La gente viene rota, "se siente peor que basura y cuando les preguntas cómo te llamas te dicen que no tienen nombre", asegura la coordinadora de un programa de Pueblos Unidos para inmigrantes subsaharianos, Brígida Moreta.

Esta voluntaria, carmelita misionera, habla con ellos en el CIE -Centro de Internamiento de Extranjeros- de Aluche, en Madrid, uno de los ocho centros que existen en España, a los que se envía a los inmigrantes para tramitar su expulsión.

"Cuando llegan a España piensan que ya está, pero están en un CIE y caen en la cuenta de que aquí empieza su calvario, su vía crucis", señala la responsable de este programa que ofrece formación, información y acogimiento a muchos de estos inmigrantes.

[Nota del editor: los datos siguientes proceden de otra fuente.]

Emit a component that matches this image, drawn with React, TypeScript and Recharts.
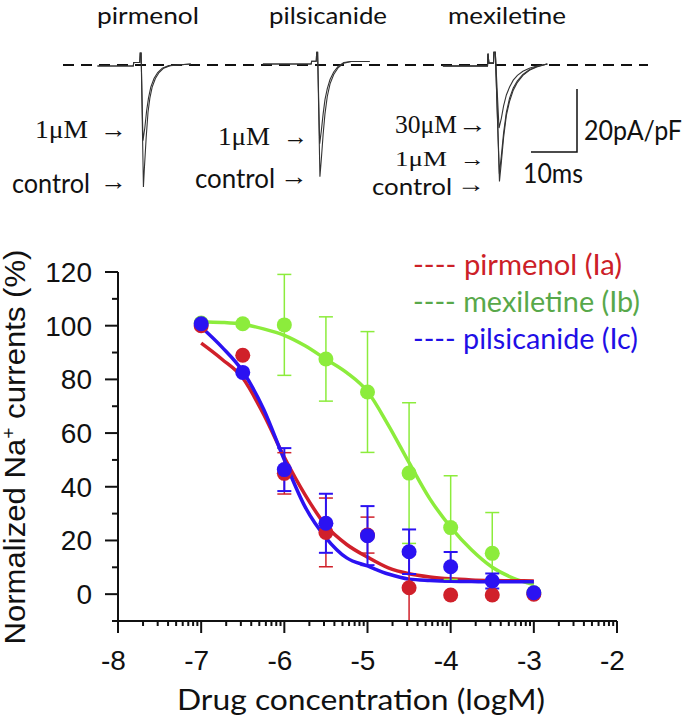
import { ComposedChart, LineChart, Line, Scatter, ErrorBar, XAxis, YAxis, ReferenceLine } from "recharts";

// dose-response, log M
const logDose = [-7, -6.5, -6, -5.5, -5, -4.5, -4, -3.5, -3];
const pirmenolMean = [100, 89, 45, 23, 22, 2.4, -0.3, -0.3, 0];
const pirmenolErr = [0, 0, 7.7, 12.8, 6.7, 12.4, 0, 0, 0];
const mexiletineMean = [101, 100.7, 100.3, 87.6, 75.3, 45.1, 24.8, 15.2, 0.5];
const mexiletineErr = [0, 0, 18.8, 15.7, 22.5, 26.2, 19.3, 15.2, 0];
const pilsicanideMean = [100.7, 82.6, 46.4, 26.4, 21.8, 15.8, 10.2, 4.9, 0.5];
const pilsicanideErr = [0, 0, 8, 11, 11, 8.3, 5.5, 2.8, 0];

// fitted curves
const fitDose = [-7, -6.75, -6.5, -6.25, -6, -5.75, -5.5, -5.25, -5, -4.75, -4.5, -4.25, -4, -3.75, -3.5, -3.25, -3];
const pirmenolFit = [93.5, 87.5, 80.5, 67, 51, 37, 25.5, 18.5, 13.8, 9.8, 7.6, 6.4, 5.7, 5.3, 5.1, 5.0, 4.9];
const mexiletineFit = [101.5, 101.2, 100.5, 98.8, 96.4, 92.5, 87.5, 82.5, 75.5, 63, 49, 35.5, 25, 16.5, 10, 6, 3.6];
const pilsicanideFit = [99.5, 92, 83, 69, 50, 32.5, 21, 13.5, 10.5, 7.5, 5.6, 5.1, 4.8, 4.7, 4.6, 4.6, 4.6];

const yTicks = [-10, 0, 10, 20, 30, 40, 50, 60, 70, 80, 90, 100, 110, 120];
const xMajor = [-8, -7, -6, -5, -4, -3, -2];
const xMinor = xMajor.slice(0, -1).flatMap((d) => [2, 3, 4, 5, 6, 7, 8, 9].map((k) => d + Math.log10(k)));

// current traces: [ms from stimulus, pA/pF]
const pirmenolControl = [[-9.8, -0.3], [-2, -0.3], [-1.9, 0.8], [-0.6, 0.8], [-0.5, 3.8], [-0.3, 3.8], [0.2, -38.7], [0.4, -33], [0.8, -23], [1.2, -15], [1.6, -10.5], [2.1, -7], [2.8, -4.3], [3.6, -2.4], [4.6, -1], [6, -0.2], [10.5, 0.3]];
const pirmenol1uM = [[-9.8, -0.3], [-2, -0.3], [-1.9, 0.8], [-0.6, 0.8], [-0.5, 3.8], [-0.3, 3.8], [0.1, -24], [0.5, -20], [0.9, -14.5], [1.3, -10.5], [1.8, -7], [2.5, -4.3], [3.3, -2.4], [4.3, -1], [5.7, -0.2], [10.5, 0.3]];
const pilsicanideControl = [[-12.2, 0.3], [-1.7, 0.3], [-1.6, 1.2], [-0.6, 1.2], [-0.5, 4], [-0.3, 4], [0.2, -35.5], [0.5, -30], [0.9, -22], [1.3, -15.5], [1.8, -10], [2.4, -6], [3.2, -3], [4.2, -0.8], [5.4, 0.6], [7, 1.1], [11, 1.1]];
const pilsicanide1uM = [[-12.2, 0.3], [-1.7, 0.3], [-1.6, 1.2], [-0.6, 1.2], [-0.5, 4], [-0.3, 4], [0.15, -25], [0.5, -21], [0.9, -15.5], [1.3, -11], [1.8, -7.5], [2.4, -4.6], [3.2, -2.2], [4.2, -0.4], [5.4, 0.8], [7, 1.1], [11, 1.1]];
const mexiletineControl = [[-12.2, -0.3], [-2.5, -0.3], [-2.4, 3.6], [-2.2, 0.6], [-1.2, 0.6], [-1.1, 4], [-0.8, 4], [0.1, -37], [0.5, -31], [1, -23], [1.6, -16], [2.3, -11.5], [3.1, -8], [4, -5.5], [5.2, -3.3], [6.6, -1.7], [8.2, -0.6], [10.5, 0.3]];
const mexiletine1uM = [[-12.2, -0.3], [-2.5, -0.3], [-2.4, 3.6], [-2.2, 0.6], [-1.2, 0.6], [-1.1, 4], [-0.8, 4], [0.08, -34.5], [0.5, -29], [1, -21.5], [1.6, -15], [2.3, -10.5], [3.1, -7.3], [4, -5], [5.2, -3], [6.6, -1.5], [8.2, -0.5], [10.5, 0.3]];
const mexiletine30uM = [[-12.2, -0.3], [-2.5, -0.3], [-2.4, 3.6], [-2.2, 0.6], [-1.2, 0.6], [-1.1, 4], [-0.8, 4], [0, -20], [0.5, -17], [1, -13], [1.6, -9.5], [2.3, -7], [3.1, -4.8], [4, -3.3], [5.2, -2], [6.6, -1], [8.2, -0.3], [10.5, 0.3]];
const scaleBarMs = 10;
const scaleBarPA = 20;

// layout of the trace strip
const PX_PER_MS = 4.6;
const PX_PER_PA = 3.15;
const TOP_H = 200;
const ZERO_Y = 65;
const onsetMs = { pirmenol: 142.5 / PX_PER_MS, pilsicanide: 319 / PX_PER_MS, mexiletine: 499 / PX_PER_MS };
const barAt = { t: 577 / PX_PER_MS, v: (ZERO_Y - 89) / PX_PER_PA };

const RED = "#d0202a";
const GREEN = "#8cec3c";
const BLUE = "#2b12f2";
const INK = "#111";

const toTrace = (pts: number[][], onset: number) => pts.map(([t, v]) => ({ t: onset + t, v }));
const toPoints = (mean: number[], err: number[]) => logDose.map((x, i) => ({ x, y: mean[i], err: err[i] }));
const toFit = (ys: number[]) => fitDose.map((x, i) => ({ x, y: ys[i] }));

const traces = [
  toTrace(pirmenolControl, onsetMs.pirmenol),
  toTrace(pirmenol1uM, onsetMs.pirmenol),
  toTrace(pilsicanideControl, onsetMs.pilsicanide),
  toTrace(pilsicanide1uM, onsetMs.pilsicanide),
  toTrace(mexiletineControl, onsetMs.mexiletine),
  toTrace(mexiletine1uM, onsetMs.mexiletine),
  toTrace(mexiletine30uM, onsetMs.mexiletine),
];
const scaleBar = [
  { t: barAt.t, v: barAt.v },
  { t: barAt.t, v: barAt.v - scaleBarPA },
  { t: barAt.t - scaleBarMs, v: barAt.v - scaleBarPA },
];

const series = [
  { name: "mexiletine", color: GREEN, pts: toPoints(mexiletineMean, mexiletineErr), fit: toFit(mexiletineFit), ew: 1.5 },
  { name: "pirmenol", color: RED, pts: toPoints(pirmenolMean, pirmenolErr), fit: toFit(pirmenolFit), ew: 1.5 },
  { name: "pilsicanide", color: BLUE, pts: toPoints(pilsicanideMean, pilsicanideErr), fit: toFit(pilsicanideFit), ew: 2 },
];

const SANS = "'Liberation Sans', Arial, sans-serif";
const CAL = "Lato, 'Open Sans', sans-serif";
const SERIF = "'Liberation Serif', serif";

const XTick = ({ x, y, payload }: any) => {
  const major = Number.isInteger(payload.value);
  return (
    <g>
      <line x1={x} x2={x} y1={y} y2={y + (major ? 12 : 5)} stroke={INK} strokeWidth={2} />
      {major && (
        <text x={x - 4.5} y={y + 49} textAnchor="middle" fontFamily={SANS} fontSize={28} fill={INK}>
          {payload.value}
        </text>
      )}
    </g>
  );
};

const YTick = ({ x, y, payload }: any) => {
  const v = payload.value;
  const major = v >= 0 && v % 20 === 0;
  return (
    <g>
      <line x1={x - (major ? 13 : 6)} x2={x} y1={y} y2={y} stroke={INK} strokeWidth={2} />
      {major && (
        <text x={x - 26} y={y + 10} textAnchor="end" fontFamily={SANS} fontSize={28} fill={INK}>
          {v}
        </text>
      )}
    </g>
  );
};

const Dot = (color: string) => (p: any) => <circle cx={p.cx} cy={p.cy} r={7.5} fill={color} />;

const T = ({ x, y, w, size = 26, font = CAL, fill = INK, children }: any) => (
  <text x={x} y={y} textLength={w} lengthAdjust="spacingAndGlyphs" fontFamily={font} fontSize={size} fill={fill}>
    {children}
  </text>
);

const legendRows = [
  { label: "---- pirmenol (Ia)", color: "#cc2027", y: 275, w: 209 },
  { label: "---- mexiletine (Ib)", color: "#58a84a", y: 312, w: 227 },
  { label: "---- pilsicanide (Ic)", color: "#1f0fe6", y: 349, w: 225 },
];

export default function App() {
  return (
    <div style={{ position: "relative", width: 685, height: 721, overflow: "hidden", background: "#fff" }}>
      <style>{"body{margin:0}"}</style>

      <div style={{ position: "absolute", left: 0, top: 0 }}>
        <LineChart width={685} height={TOP_H} margin={{ top: 0, right: 0, bottom: 0, left: 0 }}>
          <XAxis type="number" dataKey="t" domain={[0, 685 / PX_PER_MS]} hide allowDataOverflow />
          <YAxis type="number" domain={[-(TOP_H - ZERO_Y) / PX_PER_PA, ZERO_Y / PX_PER_PA]} hide allowDataOverflow />
          <ReferenceLine
            segment={[{ x: 63 / PX_PER_MS, y: 0 }, { x: 648 / PX_PER_MS, y: 0 }]}
            stroke={INK}
            strokeWidth={2}
            strokeDasharray="11 7"
            ifOverflow="visible"
          />
          {traces.map((d, i) => (
            <Line key={i} data={d} dataKey="v" type="linear" stroke="#333" strokeWidth={1.1} dot={false} isAnimationActive={false} />
          ))}
          <Line data={scaleBar} dataKey="v" type="linear" stroke={INK} strokeWidth={1.5} dot={false} isAnimationActive={false} />
        </LineChart>
      </div>

      <div style={{ position: "absolute", left: 0, top: 0 }}>
        <ComposedChart width={685} height={721} margin={{ top: 272, right: 68, bottom: 40, left: 18 }}>
          <XAxis
            type="number"
            dataKey="x"
            domain={[-8, -2]}
            ticks={[...xMajor, ...xMinor]}
            interval={0}
            height={60}
            tickSize={0}
            tickMargin={0}
            tickLine={false}
            axisLine={{ stroke: INK, strokeWidth: 2 }}
            tick={<XTick />}
          />
          <YAxis
            type="number"
            domain={[-10, 120]}
            ticks={yTicks}
            interval={0}
            width={100}
            tickSize={0}
            tickMargin={0}
            tickLine={false}
            axisLine={{ stroke: INK, strokeWidth: 2 }}
            tick={<YTick />}
          />
          {series.map((s) => (
            <Line
              key={s.name + "fit"}
              data={s.fit}
              dataKey="y"
              type="monotone"
              stroke={s.color}
              strokeWidth={3.5}
              dot={false}
              isAnimationActive={false}
            />
          ))}
          {series.map((s) => (
            <Scatter key={s.name} data={s.pts} dataKey="y" shape={Dot(s.color)} isAnimationActive={false}>
              <ErrorBar dataKey="err" direction="y" width={7} stroke={s.color} strokeWidth={s.ew} isAnimationActive={false} />
            </Scatter>
          ))}
        </ComposedChart>
      </div>

      <svg width={685} height={721} style={{ position: "absolute", left: 0, top: 0, pointerEvents: "none" }}>
        <T x={97} y={24} w={102} size={23}>pirmenol</T>
        <T x={269} y={24} w={118} size={23}>pilsicanide</T>
        <T x={448} y={24} w={118} size={23}>mexiletine</T>

        <T x={35} y={138} w={53} font={SERIF} size={25}>1μM</T>
        <T x={100} y={138} w={27} font={SERIF} size={25}>→</T>
        <T x={12} y={193} w={78}>control</T>
        <T x={100} y={190} w={27} font={SERIF} size={25}>→</T>

        <T x={218} y={145} w={52} font={SERIF} size={25}>1μM</T>
        <T x={283} y={145} w={25} font={SERIF} size={25}>→</T>
        <T x={195} y={188} w={80}>control</T>
        <T x={280} y={185} w={28} font={SERIF} size={25}>→</T>

        <T x={395} y={133} w={62} font={SERIF} size={25}>30μM</T>
        <T x={458} y={133} w={29} font={SERIF} size={25}>→</T>
        <T x={395} y={166} w={52} font={SERIF} size={22}>1μM</T>
        <T x={460} y={166} w={25} font={SERIF} size={22}>→</T>
        <T x={372} y={195} w={80} size={24}>control</T>
        <T x={457} y={192} w={28} font={SERIF} size={24}>→</T>

        <T x={584} y={140} w={98}>20pA/pF</T>
        <T x={523} y={183} w={60}>10ms</T>

        {legendRows.map((r) => (
          <T key={r.label} x={413} y={r.y} w={r.w} size={29} fill={r.color}>
            {r.label}
          </T>
        ))}

        <text x={361} y={710} textAnchor="middle" textLength={368} lengthAdjust="spacingAndGlyphs" fontFamily={CAL} fontSize={29} fill={INK}>
          Drug concentration (logM)
        </text>
        <text
          transform="translate(25,447) rotate(-90)"
          textAnchor="middle"
          textLength={395}
          lengthAdjust="spacingAndGlyphs"
          fontFamily={SANS}
          fontSize={29}
          fill={INK}
        >
          Normalized Na<tspan dy={-10} fontSize={18}>+</tspan>
          <tspan dy={10}> currents (%)</tspan>
        </text>
      </svg>
    </div>
  );
}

Son jóvenes de entre 18 y 25 años, con cierta formación y "con muchas ganas de trabajar", explica, por lo que reclaman a su ONG que les enseñen el idioma y las costumbres.

"Tienen un interés grandísimo por integrarse", añade esta religiosa, pero antes deben ayudarles a recuperarse de las secuelas de su "traumático viaje".

"Vienen destrozadas, con unas heridas y unos traumas y una angustia, tardan mucho en recuperarse, y al principio en el CIE no te lo cuentan porque piensan que eres una espía", asegura.

Confiesa que muchos de esos jóvenes se preguntan "por qué no les dicen la verdad en África", antes de iniciar una travesía "que no imaginan que va a ser tan larga, aunque ya no tienen posibilidad de volver atrás porque sus familias se ha arruinado para ayudarles".

Su programa Baobad -el árbol de la vida en África- aloja en pisos durante dos años a inmigrantes africanos, mientras reciben formación -electricidad, jardinería o cuidado de mayores- y se preparan para su oferta de trabajo, que les abre la puerta a su regularización después de tres años de estancia en España.

"La mayoría salen con su contrato o en búsqueda activa de trabajo y se quedan enganchados; vuelven para contarte que se van a casar o de vacaciones".

Pero esas son las historias de los más afortunados porque muchos miles de inmigrantes cuando "quedan en libertad" al no haber podido ser expulsados tras su estancia de hasta dos meses en el CIE, viajan a varias ciudades donde tienen conocidos y permanecen varios años en España sin posibilidad de regularizar su situación.

Se inicia un periodo de "huida permanente de la Policía" y de sus controles de identificación, explica Brígida.

Recuerda que estos jóvenes a los que asiste su organización -que proceden de Camerún, Malí, Senegal, Níger o Sudán- comentan que sus antepasados "corrían y se escapaban para que no les vendieran como esclavos y ahora están corriendo y escondiéndose para que no les devuelvan a sus países".